It was what is known in our trade as the "silly season," straight after Christmas 1976, when news is scarce, and I was on the phone to Ngati Whatua firebrand Joe Hawke hoping for a story. He didn't disappoint. Joe was promising to begin the new year with a tent city occupation of Bastion Point.
The 507-day occupation that followed, coming after the 1975 land march from Te Hapua to Wellington the year before - Joe Hawke leading it across the harbour bridge into Auckland - awakened Pakeha Aucklanders like myself to the deep hurt nursed by local Maori.

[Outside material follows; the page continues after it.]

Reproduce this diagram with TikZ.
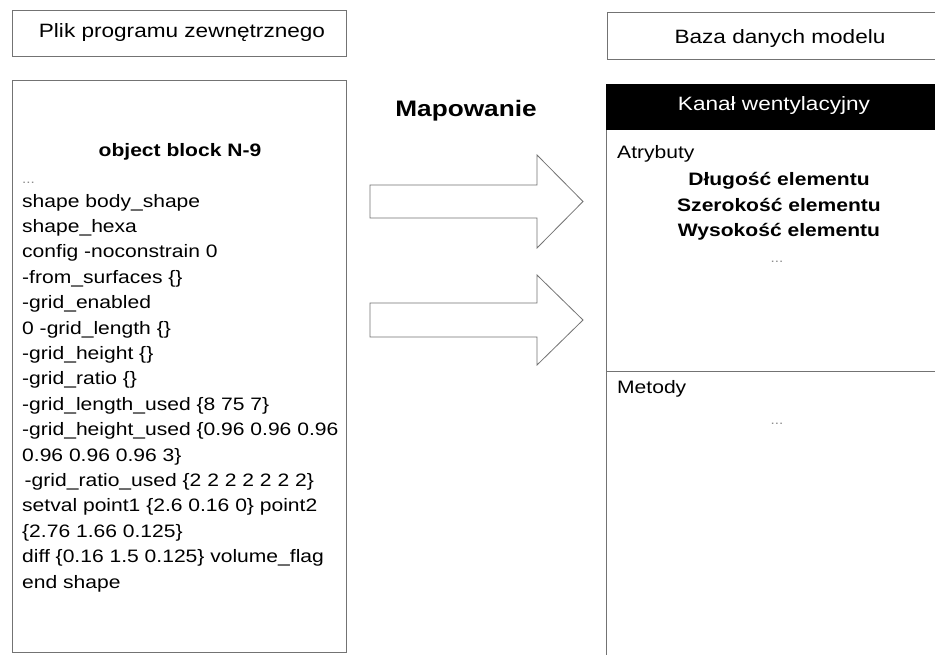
\documentclass[tikz,border=0pt]{standalone}
\usepackage{fontspec}
\setmainfont{Liberation Sans}[FakeStretch=1.17]
\begin{document}
\begin{tikzpicture}[x=1pt,y=-1pt,
  box/.style={draw=black!55, line width=0.8pt, fill=white},
  body/.style={font=\fontsize{18}{25.4}\selectfont, inner sep=0pt},
  bodybold/.style={font=\fontsize{18}{25.4}\selectfont\bfseries, inner sep=0pt},
  title/.style={font=\fontsize{19.3}{22}\selectfont, inner sep=0pt},
  dots/.style={font=\fontsize{13}{15}\selectfont, text=black!45, inner sep=0pt},
  blockarrow/.style={draw=black!55, line width=0.8pt, fill=white, line join=miter}]
\useasboundingbox (0,0) rectangle (935,654);
\clip (0,0) rectangle (935,654);
\fill[white] (0,0) rectangle (935,654);

% left side
\node[box, anchor=north west, minimum width=334pt, minimum height=46pt] (exttitle) at (12,10) {};
\node[title, anchor=base] (exttext) at (182,37) {Plik programu zewnętrznego};
\node[box, anchor=north west, minimum width=334pt, minimum height=572pt] (code) at (12,80) {};
\node[bodybold, anchor=base] (codehdr) at (180,156) {object block N-9};
\node[dots, anchor=base west] (codedots) at (22,183) {...};
\foreach \t [count=\i from 0] in {
  shape body\_shape,
  shape\_hexa,
  config -noconstrain 0,
  -from\_surfaces \{\},
  -grid\_enabled,
  0 -grid\_length \{\},
  -grid\_height \{\},
  -grid\_ratio \{\},
  -grid\_length\_used \{8 75 7\},
  -grid\_height\_used \{0.96 0.96 0.96,
  0.96 0.96 0.96 3\},
  \hspace{2.5pt}-grid\_ratio\_used \{2 2 2 2 2 2 2\},
  setval point1 \{2.6 0.16 0\} point2,
  \{2.76 1.66 0.125\},
  diff \{0.16 1.5 0.125\} volume\_flag,
  end shape}
  \node[body, anchor=base west] (line\i) at (22,207+\i*25.4) {\t};

% middle
\node[font=\fontsize{22.4}{26}\selectfont\bfseries, inner sep=0pt, anchor=base] (map) at (466,116) {Mapowanie};
\coordinate (a1) at (370,201.5);
\draw[blockarrow] (a1) ++(0,-16.5) -- ++(167,0) -- ++(0,-30) -- (583,201.5) -- (537,248) -- ++(0,-30) -- (370,218) -- cycle;
\coordinate (a2) at (370,320);
\draw[blockarrow] (a2) ++(0,-17) -- ++(167,0) -- ++(0,-28) -- (583,320) -- (537,365) -- ++(0,-28) -- (370,337) -- cycle;

% right side
\node[box, anchor=north west, minimum width=350pt, minimum height=47pt] (dbtitle) at (607,12) {};
\node[title, anchor=base] (dbtext) at (780,43) {Baza danych modelu};
\node[box, anchor=north west, minimum width=355pt, minimum height=600pt] (cls) at (606,84) {};
\fill[black] (606,84) rectangle (965,130);
\node[title, text=white, anchor=base] (clsname) at (774,110) {Kanał wentylacyjny};
\draw[draw=black!55, line width=0.8pt] (606,371) -- (965,371);
\node[body, anchor=base west] (attr) at (617,158) {Atrybuty};
\node[bodybold, anchor=base] (a1t) at (779,185) {Długość elementu};
\node[bodybold, anchor=base] (a2t) at (779,211) {Szerokość elementu};
\node[bodybold, anchor=base] (a3t) at (779,236) {Wysokość elementu};
\node[dots, anchor=base] (attrdots) at (777,262) {...};
\node[body, anchor=base west] (meth) at (617,393) {Metody};
\node[dots, anchor=base] (methdots) at (777,424) {...};
\end{tikzpicture}
\end{document}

Yesterday in Parliament, the long struggle for justice, reignited by Joe Hawke and his fellow squatters in the 1970s, finally came to an end with an apology from the Crown, and ritual compensation by way of cash and land. I've quibbled over the choice of land being used in the compensation package - for example the 3.2ha block of Fort Takapuna "reserve" that had been promised to the Hauraki Gulf Marine Park. But no one reading the history could deny that Ngati Whatua were royally shafted by the servants of Queen Victoria sent out to protect their interests.
The Ngati Whatua "had gained rights," according to the circumspect language of the "agreed historical account", in what is now the Super City boundaries by 1740, by right of conquest and occupation.
Inter-tribal conflicts in the 1820s made them "temporarily relocate" to Waitakere and then Waikato, but from 1835 they'd started to reoccupy the Tamaki isthmus.